■ STATED GOAL ■
Reproduce, please, the span of lines beginning at the line with "Rebuild this chart" and ending at the line with "return x + d * SKEW_X, v + d * SKEW_Y", inclusive, minus any pictures.

■ Figure scripts ■
┌────────

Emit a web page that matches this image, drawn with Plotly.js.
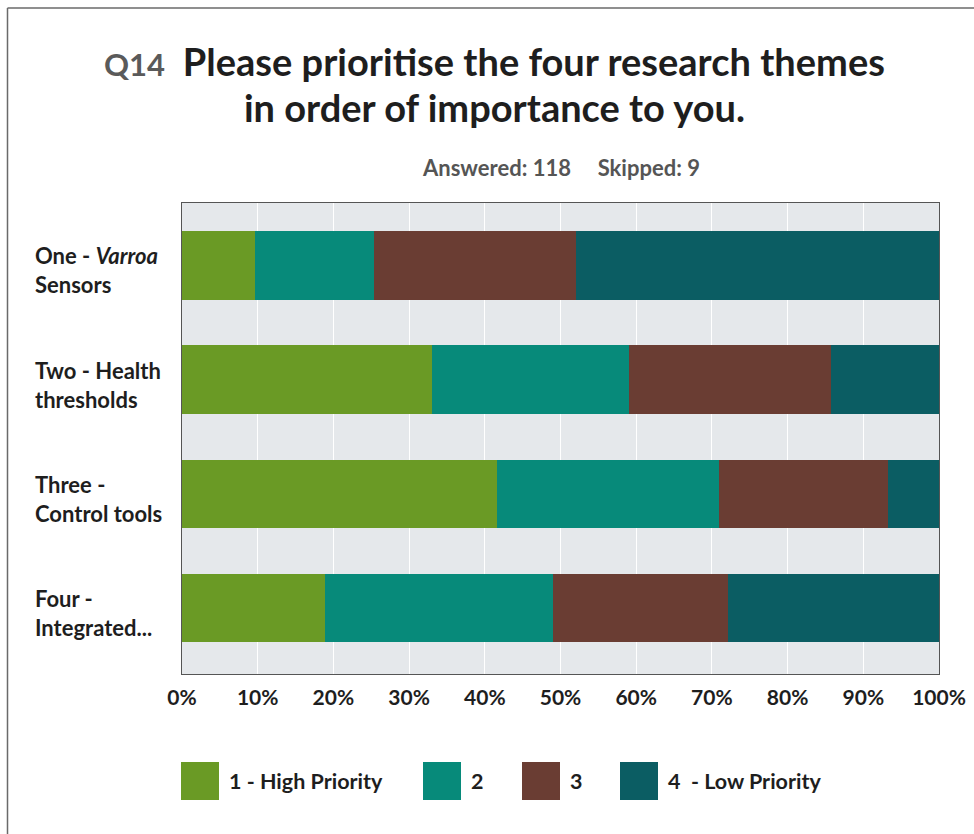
<!DOCTYPE html>
<html>
<head>
<meta charset="utf-8">
<script src="https://cdn.plot.ly/plotly-3.0.1.min.js"></script>
<style>
html,body{margin:0;padding:0;background:#fff;}
#chart{width:974px;height:834px;}
</style>
</head>
<body>
<div id="chart"></div>
<script>
// ---- data ----
var categories = ["One", "Two", "Three", "Four"];
var categoryLabels = ["One - <i>Varroa</i><br>Sensors", "Two - Health<br>thresholds", "Three -<br>Control tools", "Four -<br>Integrated..."];
var seriesNames = ["1 - High Priority", "2", "3", "4&nbsp;&nbsp;- Low Priority"];
var priority1 = [9.7, 33.0, 41.6, 18.9];
var priority2 = [15.7, 26.1, 29.3, 30.1];
var priority3 = [26.7, 26.6, 22.4, 23.1];
var priority4 = [47.9, 14.3, 6.7, 27.9];
var xTickValues = [0, 10, 20, 30, 40, 50, 60, 70, 80, 90, 100];
var xTickLabels = ["0%", "10%", "20%", "30%", "40%", "50%", "60%", "70%", "80%", "90%", "100%"];
var titleQ = "Q14";
var titleLine1 = "Please prioritise the four research themes";
var titleLine2 = "in order of importance to you.";
var subtitle = "Answered: 118&nbsp;&nbsp;&nbsp;&nbsp;&nbsp;Skipped: 9";

// ---- styling / layout ----
var colors = ["#6a9a25", "#078a7a", "#6a3d33", "#0b5d63"];
var FONT = "Lato, 'Open Sans', sans-serif";
var W = 974, H = 834;
var L = 182, R = 939, T = 203, B = 674;
function xp(px){ return (px - L) / (R - L); }
function yp(py){ return (B - py) / (B - T); }

var allSeries = [priority1, priority2, priority3, priority4];
var traces = allSeries.map(function(vals, i){
  return {
    type: 'bar', orientation: 'h',
    y: categories, x: vals,
    name: seriesNames[i],
    marker: {color: colors[i], line: {width: 0}},
    width: 0.6,
    showlegend: false,
    hoverinfo: 'x+name'
  };
});

var annotations = [];
// title (one text block; base size sets the line spacing)
annotations.push({
  xref: 'paper', yref: 'paper', x: xp(494), y: yp(84), xanchor: 'center', yanchor: 'middle',
  showarrow: false, align: 'center',
  text: "<span style='color:#5a5a5a;font-size:31px'>" + titleQ + "</span>&nbsp;<span style='font-size:38px'>&nbsp;" + titleLine1 +
        "</span><br><span style='font-size:38px'>" + titleLine2 + "</span>",
  font: {family: FONT, size: 35.4, color: '#1e1e1e', weight: 'bold'}
});
annotations.push({
  xref: 'paper', yref: 'paper', x: xp(561), y: yp(167), xanchor: 'center', yanchor: 'middle',
  showarrow: false, text: subtitle,
  font: {family: FONT, size: 22, color: '#555555', weight: 'bold'}
});
// category labels
categories.forEach(function(c, i){
  annotations.push({
    xref: 'paper', yref: 'y', x: xp(33), y: c, xanchor: 'left', yanchor: 'middle',
    align: 'left', showarrow: false, text: categoryLabels[i], yshift: -5,
    font: {family: FONT, size: 22, color: '#1e1e1e', weight: 'bold'}
  });
});

// custom legend
var shapes = [];
var legendSquareX = [181, 423, 522, 620];
seriesNames.forEach(function(n, i){
  var x0 = legendSquareX[i];
  shapes.push({type: 'rect', xref: 'paper', yref: 'paper',
    x0: xp(x0), x1: xp(x0 + 38), y0: yp(800), y1: yp(762),
    fillcolor: colors[i], line: {width: 0}});
  annotations.push({
    xref: 'paper', yref: 'paper', x: xp(x0 + 46), y: yp(781), xanchor: 'left', yanchor: 'middle',
    showarrow: false, text: n,
    font: {family: FONT, size: 21.5, color: '#1e1e1e', weight: 'bold'}
  });
});

// page border (scan frame)
shapes.push({type: 'line', xref: 'paper', yref: 'paper', x0: xp(7.5), x1: xp(7.5), y0: yp(8), y1: yp(834), line: {color: '#6a6a6a', width: 1.5}});
shapes.push({type: 'line', xref: 'paper', yref: 'paper', x0: xp(7.5), x1: xp(974), y0: yp(8), y1: yp(8), line: {color: '#6a6a6a', width: 1.5}});

var layout = {
  width: W, height: H,
  margin: {l: L, r: W - R, t: T, b: H - B, pad: 0},
  paper_bgcolor: '#ffffff',
  plot_bgcolor: '#e5e8eb',
  barmode: 'stack',
  showlegend: false,
  xaxis: {
    range: [0, 100], tickmode: 'array', tickvals: xTickValues, ticktext: xTickLabels,
    showgrid: true, gridcolor: '#ffffff', gridwidth: 1,
    zeroline: false, showline: true, linecolor: '#555555', linewidth: 1, mirror: true,
    ticks: '', ticklabelstandoff: 5,
    tickfont: {family: FONT, size: 21, color: '#1e1e1e', weight: 'bold'},
    fixedrange: true
  },
  yaxis: {
    type: 'category', categoryorder: 'array', categoryarray: categories,
    range: [3.578, -0.547],
    showticklabels: false, showgrid: false, zeroline: false,
    showline: true, linecolor: '#555555', linewidth: 1, mirror: true,
    ticks: '', fixedrange: true
  },
  annotations: annotations,
  shapes: shapes,
  font: {family: FONT}
};

Plotly.newPlot('chart', traces, layout, {displayModeBar: false, staticPlot: true});
</script>
</body>
</html>
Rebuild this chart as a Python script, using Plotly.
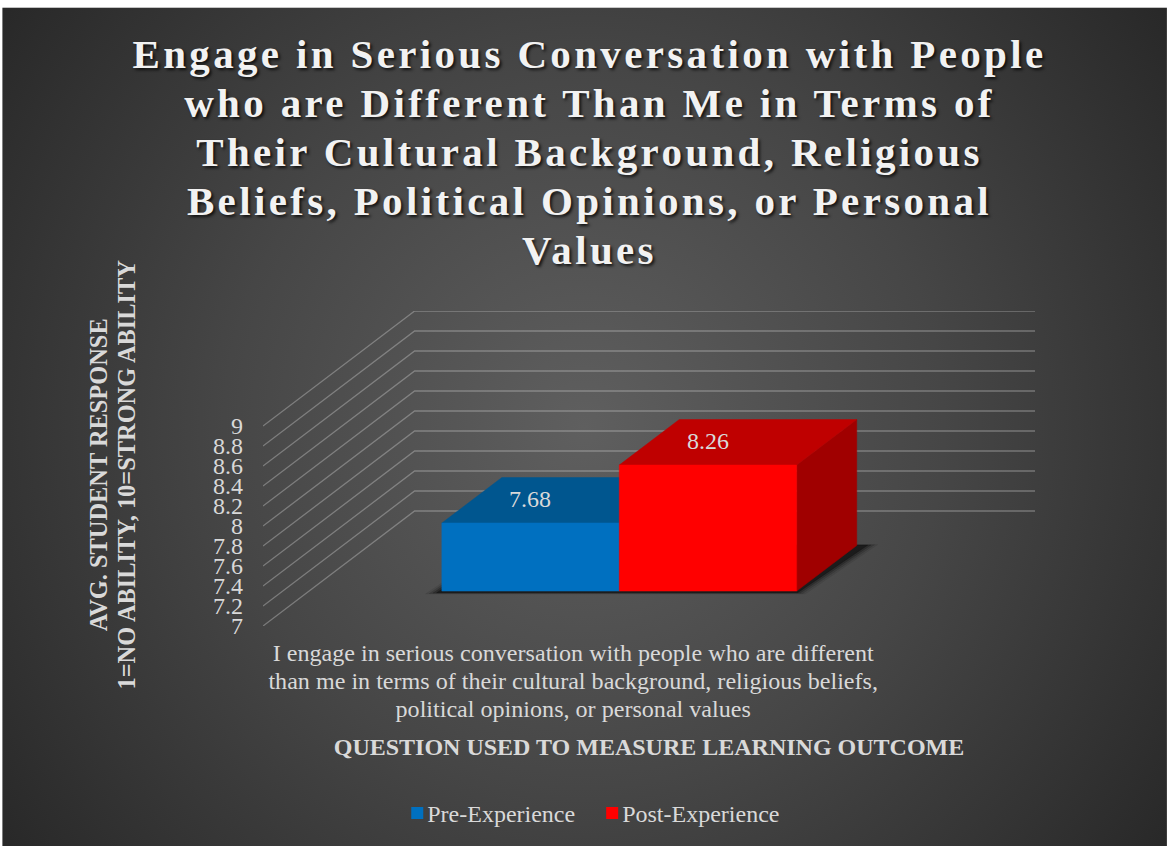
import base64
import plotly.graph_objects as go

# ---- data ----
categories = ["I engage in serious conversation with people who are different<br>than me in terms of their cultural background, religious beliefs,<br>political opinions, or personal values"]
series_names = ["Pre-Experience", "Post-Experience"]
pre_values = [7.68]
post_values = [8.26]
y_ticks = [7, 7.2, 7.4, 7.6, 7.8, 8, 8.2, 8.4, 8.6, 8.8, 9]
y_tick_labels = ["7", "7.2", "7.4", "7.6", "7.8", "8", "8.2", "8.4", "8.6", "8.8", "9"]
title_text = ("Engage in Serious Conversation with People<br>who are Different Than Me in Terms of<br>"
              "Their Cultural Background, Religious<br>Beliefs, Political Opinions, or Personal<br>Values")
y_title = "AVG. STUDENT RESPONSE<br>1=NO ABILITY, 10=STRONG ABILITY"
x_title = "QUESTION USED TO MEASURE LEARNING OUTCOME"

# ---- oblique projection and style ----
W, H = 1167, 846
L, R, T, B = 262.7, 132, 311, 220.3
SKEW_X = 151.7 / 620.7      # category units per unit of depth
SKEW_Y = 1.15               # value units per unit of depth
BASE = 7
BAR_W = 0.286
D0, D1 = 0.304, 0.70
XMAX = 1 + SKEW_X
YMAX = 9 + SKEW_Y


def P(x, v, d):
    return x + d * SKEW_X, v + d * SKEW_Y


def poly(fig, pts, color):
    fig.add_trace(go.Scatter(
        x=[p[0] for p in pts] + [pts[0][0]], y=[p[1] for p in pts] + [pts[0][1]],
        mode="lines", fill="toself", fillcolor=color, line=dict(width=0.5, color=color),
        hoverinfo="skip", showlegend=False))


def px(xp):
    return (xp - L) / (W - L - R)


def py(yp):
    return (H - B - yp) / (H - T - B)


fig = go.Figure()

# gridlines: floor-to-wall diagonal then back wall
for v in y_ticks:
    a, b = P(0, v, 0), P(0, v, 1)
    c = P(1, v, 1)
    fig.add_trace(go.Scatter(x=[a[0], b[0], c[0]], y=[a[1], b[1], c[1]], mode="lines",
                             line=dict(color="rgba(217,217,217,0.36)", width=1.3),
                             hoverinfo="skip", showlegend=False, cliponaxis=False))

xc = 0.5
# soft floor shadow from stacked translucent polygons
for grow, alpha in [(0.020, 0.08), (0.015, 0.14), (0.010, 0.22), (0.005, 0.38)]:
    x0, x1 = xc - BAR_W - grow, xc + BAR_W + grow
    d0, d1 = D0 - grow * 0.8 - 0.01, D1 + grow * 0.4
    poly(fig, [P(x0, BASE, d0), P(x1, BASE, d0), P(x1 + 0.012, BASE, d1), P(x0 + 0.012, BASE, d1)],
         f"rgba(0,0,0,{alpha})")

faces = [
    (xc - BAR_W, xc, pre_values[0], "#0070C0", "#00568F", "#004C80"),
    (xc, xc + BAR_W, post_values[0], "#FF0000", "#BF0000", "#A00000"),
]
for x0, x1, v, front, top, side in faces:
    poly(fig, [P(x1, BASE, D0), P(x1, BASE, D1), P(x1, v, D1), P(x1, v, D0)], side)
    poly(fig, [P(x0, v, D0), P(x1, v, D0), P(x1, v, D1), P(x0, v, D1)], top)
    poly(fig, [P(x0, BASE, D0), P(x1, BASE, D0), P(x1, v, D0), P(x0, v, D0)], front)

# legend entries
for name, color in zip(series_names, ["#0070C0", "#FF0000"]):
    fig.add_trace(go.Scatter(x=[None], y=[None], mode="markers", name=name,
                             marker=dict(symbol="square", size=12, color=color)))

# data labels on the bar tops
annotations = []
for (x0, x1, v, *_), lab in zip(faces, [pre_values[0], post_values[0]]):
    ax, ay = P((x0 + x1) / 2, v, 0.515)
    annotations.append(dict(x=ax - 0.212 * SKEW_X, y=ay, xref="x", yref="y", text=f"{lab:g}", showarrow=False,
                            font=dict(family="Liberation Serif", size=24, color="#D9D9D9")))
# rotated two-line value-axis title
annotations.append(dict(x=px(114), y=py(474), xref="paper", yref="paper", text=y_title, showarrow=False,
                        textangle=-90, xanchor="center", yanchor="middle",
                        font=dict(family="Liberation Serif", size=24.4, weight="bold", color="#D9D9D9")))

svg = (f'<svg xmlns="http://www.w3.org/2000/svg" width="{W}" height="{H}">'
       '<defs><radialGradient id="g" gradientUnits="userSpaceOnUse" cx="584" cy="427" r="720">'
       '<stop offset="0" stop-color="#5F5F5F"/><stop offset="0.5" stop-color="#464646"/>'
       '<stop offset="1" stop-color="#282828"/></radialGradient></defs>'
       f'<rect x="2" y="8" width="{W-2}" height="{H-8}" fill="url(#g)"/></svg>')
bg = "data:image/svg+xml;base64," + base64.b64encode(svg.encode()).decode()

fig.update_layout(
    width=W, height=H, margin=dict(l=L, r=R, t=T, b=B, autoexpand=False),
    paper_bgcolor="white", plot_bgcolor="rgba(0,0,0,0)",
    font=dict(family="Liberation Serif", color="#D9D9D9"),
    title=dict(text=title_text, x=589.5 / W, xref="container", xanchor="center",
               y=1 - 68 / H, yref="container", yanchor="top",
               font=dict(family="Liberation Serif", size=41, color="#F2F2F2",
                         weight="bold", shadow="2px 2px 3px rgba(0,0,0,0.75)")),
    xaxis=dict(range=[0, XMAX], showgrid=False, zeroline=False, showline=False,
               tickmode="array", tickvals=[xc], ticktext=categories, ticks="", ticklen=0,
               tickfont=dict(size=24.1, color="#D9D9D9"), tickangle=0, automargin=False,
               ticklabelstandoff=10,
               title=dict(text=x_title, standoff=10,
                          font=dict(family="Liberation Serif", size=24, weight="bold", color="#D9D9D9"))),
    yaxis=dict(range=[BASE, YMAX], showgrid=False, zeroline=False, showline=False,
               tickmode="array", tickvals=y_ticks, ticktext=y_tick_labels, ticks="", ticklen=0,
               tickfont=dict(size=24, color="#D9D9D9"), ticklabelstandoff=19, automargin=False),
    legend=dict(orientation="h", x=px(387), y=py(813), xanchor="left", yanchor="middle",
                font=dict(family="Liberation Serif", size=24, color="#D9D9D9"),
                bgcolor="rgba(0,0,0,0)"),
    annotations=annotations,
    images=[dict(source=bg, xref="paper", yref="paper", x=px(0), y=py(0),
                 sizex=W / (W - L - R), sizey=H / (H - T - B), xanchor="left", yanchor="top",
                 sizing="stretch", layer="below")],
)

post = """
document.body.style.margin='0';
var gd=document.getElementById('{plot_id}');
function squeeze(sel,ratio){
  gd.querySelectorAll(sel).forEach(function(t){
    var d=parseFloat(t.getAttribute('dy'));
    if(d){t.setAttribute('dy',(d*ratio/1.3)+'em');}
  });
}
gd.querySelectorAll('.gtitle').forEach(function(t){t.style.letterSpacing='3.35px';});
squeeze('.gtitle tspan.line',49/41);
squeeze('.xtick tspan.line',28/24.1);
squeeze('.annotation-text tspan.line',28/24.4);
gd.querySelectorAll('.legend .legendpoints').forEach(function(p){p.setAttribute('transform','translate(10,0)');});
var items=gd.querySelectorAll('.legend .traces');
if(items.length>1){
  var m=/translate\\(([-\\d.]+),\\s*([-\\d.]+)\\)/.exec(items[1].getAttribute('transform'));
  if(m){items[1].setAttribute('transform','translate('+(parseFloat(m[1])+2)+','+m[2]+')');}
}
"""
fig.write_html("out.html", post_script=post, config=dict(displayModeBar=False))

└────────

■ RESPONSE TO THE TASK ■
Rebuild this chart as a Python script, using Plotly.
import base64
import plotly.graph_objects as go

# ---- data ----
categories = ["I engage in serious conversation with people who are different<br>than me in terms of their cultural background, religious beliefs,<br>political opinions, or personal values"]
series_names = ["Pre-Experience", "Post-Experience"]
pre_values = [7.68]
post_values = [8.26]
y_ticks = [7, 7.2, 7.4, 7.6, 7.8, 8, 8.2, 8.4, 8.6, 8.8, 9]
y_tick_labels = ["7", "7.2", "7.4", "7.6", "7.8", "8", "8.2", "8.4", "8.6", "8.8", "9"]
title_text = ("Engage in Serious Conversation with People<br>who are Different Than Me in Terms of<br>"
              "Their Cultural Background, Religious<br>Beliefs, Political Opinions, or Personal<br>Values")
y_title = "AVG. STUDENT RESPONSE<br>1=NO ABILITY, 10=STRONG ABILITY"
x_title = "QUESTION USED TO MEASURE LEARNING OUTCOME"

# ---- oblique projection and style ----
W, H = 1167, 846
L, R, T, B = 262.7, 132, 311, 220.3
SKEW_X = 151.7 / 620.7      # category units per unit of depth
SKEW_Y = 1.15               # value units per unit of depth
BASE = 7
BAR_W = 0.286
D0, D1 = 0.304, 0.70
XMAX = 1 + SKEW_X
YMAX = 9 + SKEW_Y


def P(x, v, d):
    return x + d * SKEW_X, v + d * SKEW_Y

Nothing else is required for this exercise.